February 20, 2005

Bolivian Crisis: A Look from the Financial Side

MABB is a registered TM.

In the spirit of generating a bit of speculation about the "possible" effects of what the international conglomerates are "planning" in Bolivia, I decided to post these paragraphs.

On February 13, this year, it was reported that the Irish Oil and Gas producing company, Pan Andean, was in talks to buy a controlling interest in a Bolivian oil field. Pan Andean is said to be negotiating to buy more interests at the Monteagudo Oil field. The company already owns 30 percent of the concession and now wants to purchase the 50 percent Repsol-YPF owns for US$1.25 m. The rest 20 percent is owned by giant Brazilian oil company, Petrobras.

The curious thing is not that Pan Andean, the smaller company of all the energy companies operating in Bolivia, is buying Repsol-YPF's shares in the field, but the fact that Repsol-YPF is selling.

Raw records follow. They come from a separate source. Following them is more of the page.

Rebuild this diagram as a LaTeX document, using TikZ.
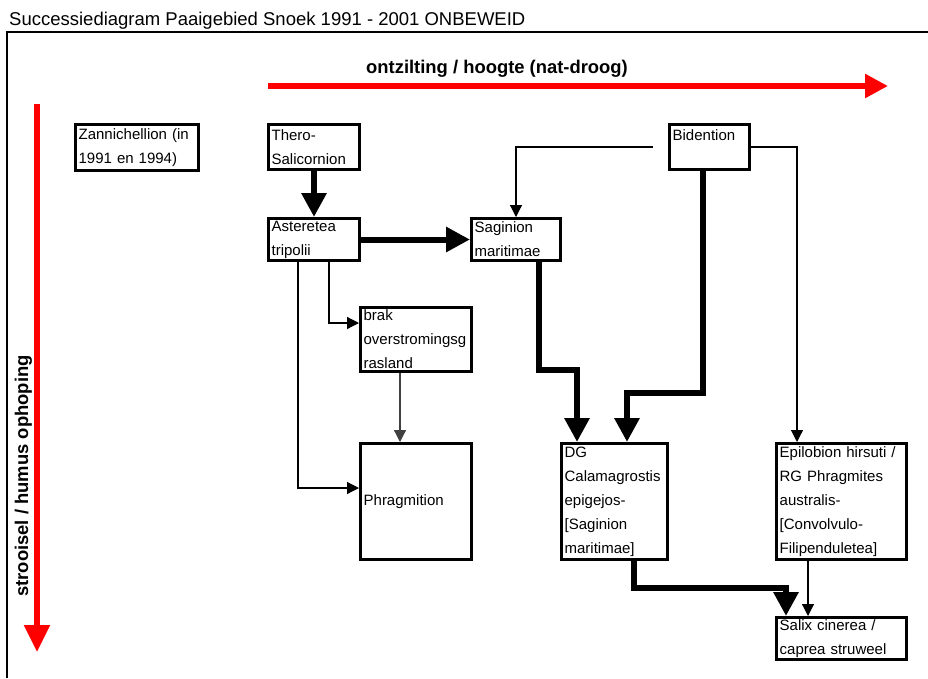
\documentclass[tikz,border=0pt]{standalone}
\usepackage{fontspec}
\setmainfont{Liberation Sans}
\usetikzlibrary{arrows.meta}

% box given by its outer edges: name, x1, y1, x2, y2, text
\newcommand\stagebox[6]{%
  \pgfmathsetmacro\stgW{#4-#2-3.3}%
  \pgfmathsetmacro\stgH{#5-#3-3.3}%
  \pgfmathsetmacro\stgT{\stgW-6}%
  \node[box, minimum width=\stgW pt, minimum height=\stgH pt, text width=\stgT pt]
    (#1) at ({(#2+#4)/2},{(#3+#5)/2}) {#6};}

\begin{document}
\begin{tikzpicture}[x=1pt,y=-1pt,
  box/.style={draw, line width=3.3pt, rectangle, align=left, inner xsep=3pt, inner ysep=0pt,
    font=\fontsize{15}{24}\selectfont,
    execute at begin node={\hyphenpenalty=10000\exhyphenpenalty=10000}},
  heavy/.style={line width=6pt, -{Triangle[length=24pt,width=24pt]}},
  light/.style={line width=1.2pt, -{Triangle[length=12pt,width=12pt]}},
  axis/.style={red, line width=5.5pt},
  axislabel/.style={font=\bfseries\fontsize{18.4}{20}\selectfont},
]
% page
\path[fill=white, use as bounding box] (0,0) rectangle (928,678);

% title and frame
\node[font=\fontsize{18.5}{20}\selectfont, anchor=base west, inner sep=0pt] (title) at (9,25)
  {Successiediagram Paaigebied Snoek 1991 - 2001 ONBEWEID};
\coordinate (fbl) at (6.5,678);
\coordinate (ftl) at (6.5,32);
\coordinate (ftr) at (928,32);
\draw[line width=2pt] (fbl) -- (ftl) -- (ftr);

% gradient axes
\coordinate (hx0) at (268,86);
\coordinate (hx1) at (888,86);
\draw[axis, -{Triangle[length=23pt,width=23pt]}] (hx0) -- (hx1);
\node[axislabel, anchor=base] (xlabel) at (497,73)
  {ontzilting / hoogte (nat-droog)};
\coordinate (vy0) at (37,104);
\coordinate (vy1) at (37,652);
\draw[axis, -{Triangle[length=27pt,width=25pt]}] (vy0) -- (vy1);
\node[axislabel, rotate=90, anchor=base] (ylabel) at (28,476)
  {strooisel / humus ophoping};

% vegetation stages
\stagebox{zan}{74}{123}{200}{172}{Zannichellion (in\\1991 en 1994)}
\stagebox{thero}{267}{123}{361}{171}{Thero-\\Salicornion}
\stagebox{aster}{267}{217}{361}{262}{Asteretea\\tripolii}
\stagebox{sagin}{470}{217}{562}{262}{Saginion\\maritimae}
\stagebox{biden}{668}{123}{751}{171}{Bidention\\\mbox{}}
\stagebox{brak}{359}{306}{473}{373}{brak\\overstromingsg\\rasland}
\stagebox{phrag}{359}{442}{473}{561}{Phragmition}
\stagebox{dg}{560}{442}{669}{561}{DG\\Calamagrostis\\epigejos-\\{[}Saginion\\maritimae]}
\stagebox{epil}{775}{442}{908}{561}{Epilobion hirsuti /\\RG Phragmites\\australis-\\{[}Convolvulo-\\Filipenduletea]}
\stagebox{salix}{775}{616}{908}{661}{Salix cinerea /\\caprea struweel}

% bend points
\coordinate (sg1) at (539,370);
\coordinate (sg2) at (577,370);
\coordinate (bd1) at (703,393);
\coordinate (bd2) at (627,393);
\coordinate (ds1) at (634,588);
\coordinate (ds2) at (786,588);
\coordinate (be1) at (797,300);
\coordinate (ab1) at (329,323);
\coordinate (ap1) at (298,488);
\coordinate (bp1) at (400,400);
\coordinate (es1) at (808,600);

% main successions
\draw[heavy] (thero.south) -- (aster.north);
\draw[heavy] (aster.east) -- (sagin.west);
\draw[heavy] (sagin.south -| sg1) -- (sg1) -- (sg2) -- (sg2 |- dg.north);
\draw[heavy] (biden.south -| bd1) -- (bd1) -- (bd2) -- (bd2 |- dg.north);
\draw[heavy] (dg.south -| ds1) -- (ds1) -- (ds2) -- (ds2 |- salix.north);

% minor successions
\draw[light, shorten <=15pt] (biden.west) -| (sagin.north);
\draw[light] (biden.east) -| (be1 |- epil.north);
\draw[light] (aster.south -| ab1) |- (ab1 -| brak.west);
\draw[light] (aster.south -| ap1) |- (ap1 -| phrag.west);
\draw[light, black!75] (brak.south -| bp1) -- (bp1 |- phrag.north);
\draw[light] (epil.south -| es1) -- (es1 |- salix.north);
\end{tikzpicture}
\end{document}
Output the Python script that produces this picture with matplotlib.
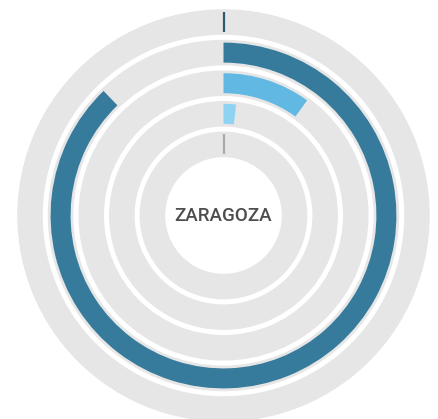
import numpy as np
import matplotlib
matplotlib.use("Agg")
import matplotlib.pyplot as plt

# ============================================
# Data (outer ring -> inner ring, share of full circle)
# ============================================
ring_values = [0.0, 0.878, 0.10, 0.018, 0.0]
ring_colors = ["#2b5b72", "#367b9c", "#61b9e3", "#8fd3f3", "#a9a9a9"]
center_label = "ZARAGOZA"

# ring geometry (in px-like radial units)
r_max = 206.5
ring_mid = [193.5 - 30.6 * k for k in range(len(ring_values))]
track_half = 12.8
bar_half = 10.0

# ============================================
# Plot
# ============================================
fig = plt.figure(figsize=(4.38, 4.19), dpi=100)
ax = fig.add_axes([17 / 438, -3 / 419, 413 / 438, 413 / 419], projection="polar")
ax.set_theta_zero_location("N")
ax.set_theta_direction(-1)
ax.set_rlim(0, r_max)
ax.axis("off")

for r, v, c in zip(ring_mid, ring_values, ring_colors):
    # gray background track
    ax.bar(0, 2 * track_half, width=2 * np.pi, bottom=r - track_half,
           color="#e6e6e6", edgecolor="none", align="edge")
    if v > 0:
        ax.bar(0, 2 * bar_half, width=v * 2 * np.pi, bottom=r - bar_half,
               color=c, edgecolor="none", align="edge")
    else:
        ax.plot([0, 0], [r - bar_half, r + bar_half], color=c, lw=1.6,
                solid_capstyle="butt")

ax.text(0, 0, center_label, ha="center", va="center", fontsize=13.5,
        family=["Roboto", "DejaVu Sans"], fontweight="medium", color="#4d4d4d")

fig.savefig("out.png", dpi=100)
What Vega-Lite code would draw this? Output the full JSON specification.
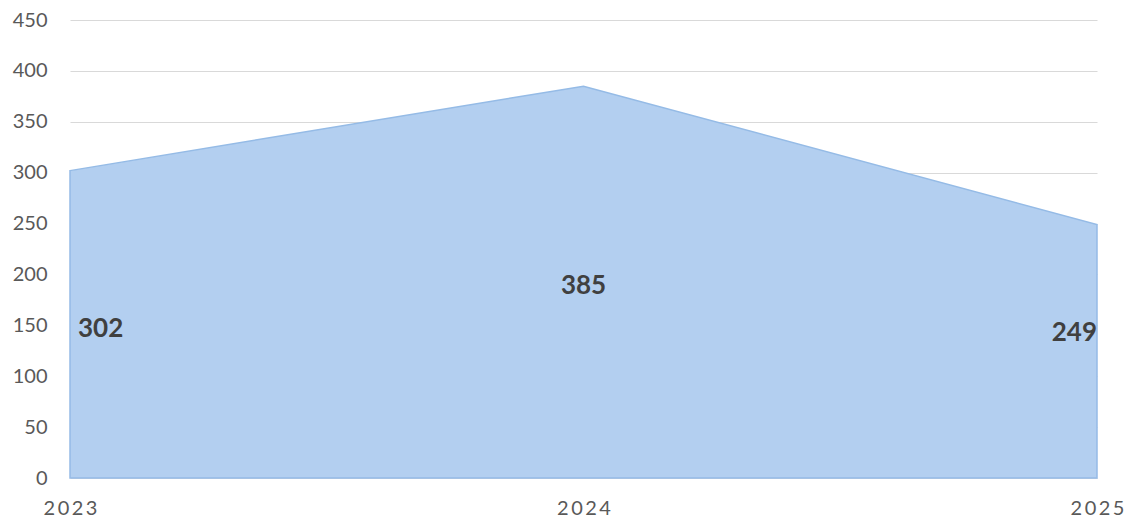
{
  "$schema": "https://vega.github.io/schema/vega-lite/v6.json",
  "width": 1027,
  "height": 458,
  "autosize": {"type": "none"},
  "padding": {"left": 70, "top": 20, "right": 31, "bottom": 42},
  "background": "white",
  "config": {
    "view": {"stroke": null},
    "font": "Lato"
  },
  "data": {
    "values": [
      {"year": "2023", "value": 302},
      {"year": "2024", "value": 385},
      {"year": "2025", "value": 249}
    ]
  },
  "encoding": {
    "x": {
      "field": "year",
      "type": "ordinal",
      "scale": {"type": "point", "padding": 0},
      "axis": {
        "title": null,
        "labelAngle": 0,
        "domain": false,
        "ticks": false,
        "labelFontSize": 20,
        "labelColor": "#595959",
        "labelPadding": 20,
        "labelFont": "Lato",
        "labelExpr": "replace(datum.label, regexp('(\\\\d)(?=\\\\d)', 'g'), '$1\u2009')"
      }
    }
  },
  "layer": [
    {
      "mark": {"type": "area", "color": "#b3cff0", "stroke": "#95bbe6", "strokeWidth": 1.5, "interpolate": "linear"},
      "encoding": {
        "y": {
          "field": "value",
          "type": "quantitative",
          "scale": {"domain": [0, 450]},
          "axis": {
            "title": null,
            "values": [0, 50, 100, 150, 200, 250, 300, 350, 400, 450],
            "domain": false,
            "ticks": false,
            "grid": true,
            "gridColor": "#d9d9d9",
            "gridWidth": 1.2,
            "labelFontSize": 20,
            "labelColor": "#595959",
            "labelPadding": 23,
            "labelFont": "Lato"
          }
        }
      }
    },
    {
      "transform": [{"filter": "datum.year == '2023'"}, {"calculate": "datum.value / 2", "as": "mid"}],
      "mark": {"type": "text", "align": "left", "baseline": "middle", "dx": 8, "dy": 5, "fontSize": 26, "fontWeight": "bold", "color": "#404040"},
      "encoding": {
        "y": {"field": "mid", "type": "quantitative"},
        "text": {"field": "value", "type": "quantitative"}
      }
    },
    {
      "transform": [{"filter": "datum.year == '2024'"}, {"calculate": "datum.value / 2", "as": "mid"}],
      "mark": {"type": "text", "align": "center", "baseline": "middle", "dy": 4, "fontSize": 26, "fontWeight": "bold", "color": "#404040"},
      "encoding": {
        "y": {"field": "mid", "type": "quantitative"},
        "text": {"field": "value", "type": "quantitative"}
      }
    },
    {
      "transform": [{"filter": "datum.year == '2025'"}, {"calculate": "datum.value / 2", "as": "mid"}],
      "mark": {"type": "text", "align": "right", "baseline": "middle", "dy": -18, "fontSize": 26, "fontWeight": "bold", "color": "#404040"},
      "encoding": {
        "y": {"field": "mid", "type": "quantitative"},
        "text": {"field": "value", "type": "quantitative"}
      }
    }
  ]
}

Repsol-YPF's interests in Bolivia are and have been substantial. It has controlling interests on Andina S.A., one of the capitalized companies operating in Bolivia. However, now we learn that the company is selling some of its interests in Bolivia. But, why would this company be selling its interests?

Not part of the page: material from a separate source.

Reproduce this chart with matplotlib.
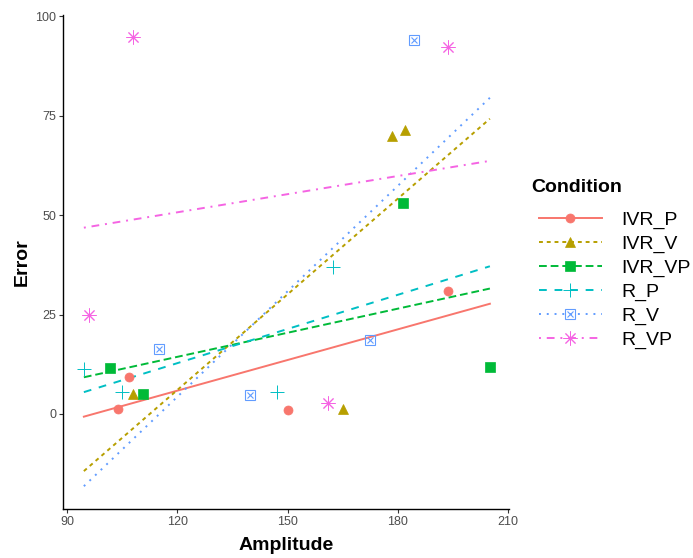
import numpy as np
import matplotlib
matplotlib.use("Agg")
import matplotlib.pyplot as plt
from matplotlib.lines import Line2D
from matplotlib.legend_handler import HandlerTuple

plt.rcParams['font.family'] = ['Liberation Sans', 'DejaVu Sans']

# points, one pair of arrays per condition
ivr_p_x = [104.0, 107.0, 150.0, 193.5]
ivr_p_y = [1.3, 9.3, 1.0, 31.0]
ivr_v_x = [108.0, 178.5, 182.0, 165.0]
ivr_v_y = [5.0, 69.8, 71.3, 1.2]
ivr_vp_x = [101.7, 110.8, 181.4, 205.0]
ivr_vp_y = [11.5, 5.0, 53.1, 11.9]
r_p_x = [94.6, 104.9, 147.0, 162.4]
r_p_y = [11.3, 5.6, 5.6, 36.9]
r_v_x = [114.9, 139.9, 172.4, 184.4]
r_v_y = [16.3, 4.8, 18.6, 94.0]
r_vp_x = [107.9, 96.0, 160.9, 193.5]
r_vp_y = [94.9, 24.8, 2.7, 92.4]

conditions = ["IVR_P", "IVR_V", "IVR_VP", "R_P", "R_V", "R_VP"]
xs = [ivr_p_x, ivr_v_x, ivr_vp_x, r_p_x, r_v_x, r_vp_x]
ys = [ivr_p_y, ivr_v_y, ivr_vp_y, r_p_y, r_v_y, r_vp_y]

colors = ["#F8766D", "#B79F00", "#00BA38", "#00BFC4", "#619CFF", "#F564E3"]
dashes = [None, (2, 2), (4, 2), (4, 4), (1, 3), (1, 3, 4, 3)]
markers = ["o", "^", "s", "+", "s", (8, 2, 0)]
msizes = [6.5, 7, 6.5, 10, 6.5, 10]

lw = 1.4

fig = plt.figure(figsize=(6.93, 5.58), dpi=100)
ax = fig.add_axes([0.0913, 0.0878, 0.6432, 0.885])

xmin = min(min(x) for x in xs)
xmax = max(max(x) for x in xs)
xfit = np.linspace(xmin, xmax, 50)

handles = []
for name, x, y, c, d, m, s in zip(conditions, xs, ys, colors, dashes, markers, msizes):
    slope, icpt = np.polyfit(x, y, 1)
    line, = ax.plot(xfit, slope * xfit + icpt, color=c, lw=lw, zorder=2)
    if d is not None:
        line.set_dashes(d)
    if name == "R_V":
        ax.plot(x, y, ls="none", marker="s", ms=s, mfc="none", mec=c, mew=0.8, zorder=3)
        ax.plot(x, y, ls="none", marker="x", ms=s * 0.7, mec=c, mew=0.8, zorder=3)
        h1 = Line2D([], [], color=c, lw=lw, marker="s", ms=s, mfc="none", mec=c, mew=0.8)
        h1.set_dashes(d)
        h2 = Line2D([], [], ls="none", marker="x", ms=s * 0.7, mec=c, mew=0.8)
        handles.append((h1, h2))
    else:
        mew = 0.7 if name in ("R_P", "R_VP") else 0.5
        ax.plot(x, y, ls="none", marker=m, ms=s, color=c, mec=c, mew=mew, zorder=3)
        h = Line2D([], [], color=c, lw=lw, marker=m, ms=s, mec=c, mew=mew)
        if d is not None:
            h.set_dashes(d)
        handles.append(h)

ax.set_xlim(89.0, 210.2)
ax.set_ylim(-23.9, 100.3)
ax.set_xticks([90, 120, 150, 180, 210])
ax.set_yticks([0, 25, 50, 75, 100])

for side in ["top", "right"]:
    ax.spines[side].set_visible(False)
for side in ["left", "bottom"]:
    ax.spines[side].set_linewidth(1.0)
    ax.spines[side].set_color("black")
ax.tick_params(length=3.0, width=0.8, color="#333333", labelcolor="#4D4D4D",
               labelsize=9, pad=2.2)

ax.set_xlabel("Amplitude", fontsize=14, fontweight="bold", labelpad=6)
ax.set_ylabel("Error", fontsize=14, fontweight="bold", labelpad=3)

fig.text(531 / 693, 1 - 187 / 558, "Condition", fontsize=14, fontweight="bold",
         ha="left", va="center")
leg = fig.legend(handles, conditions, loc="upper left", bbox_to_anchor=(0.753, 0.6535),
                 frameon=False, fontsize=14, handlelength=3.2, handletextpad=1.0,
                 labelspacing=0.32, numpoints=1,
                 handler_map={tuple: HandlerTuple(ndivide=1)})

fig.savefig("out.png", dpi=100)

Well, I think, one does not need to be a prophet or a seer to realize that the unstable and hostile business climate in Bolivia is scaring the company. In fact, on an AP report released on February 16, we can see a glimpse of what lies behind. The Spanish-Argentine oil giant announced its five-year plan. In it, the company, says it will invest US$1.1 billion in western Argentina over five years on exploration and refining projects.

My take is the company wants to reduce its dependence on its Bolivian investments and wants to spread its political risk. If things don't go well for the company in Bolivia and somehow the government wants to nationalize its resources, then the company would be left with its investments in "safe" Argentina.

Although, I have to say, the risk of full nationalization is minimal. Even the most radical political actors (e.g. El Mallku) in the Bolivian political landscape realize that would be a suicide and that they need these companies to survive.

At the same time, I think, this action by Repsol-YPF, is very telling. The political and legal uncertainties or not having the new Hydrocarbons Law is really having an effect on Bolivia's foreign investment climate.

The congress should hurry in finishing the Hydrocarbons Law and stop this uncertainty once and for all.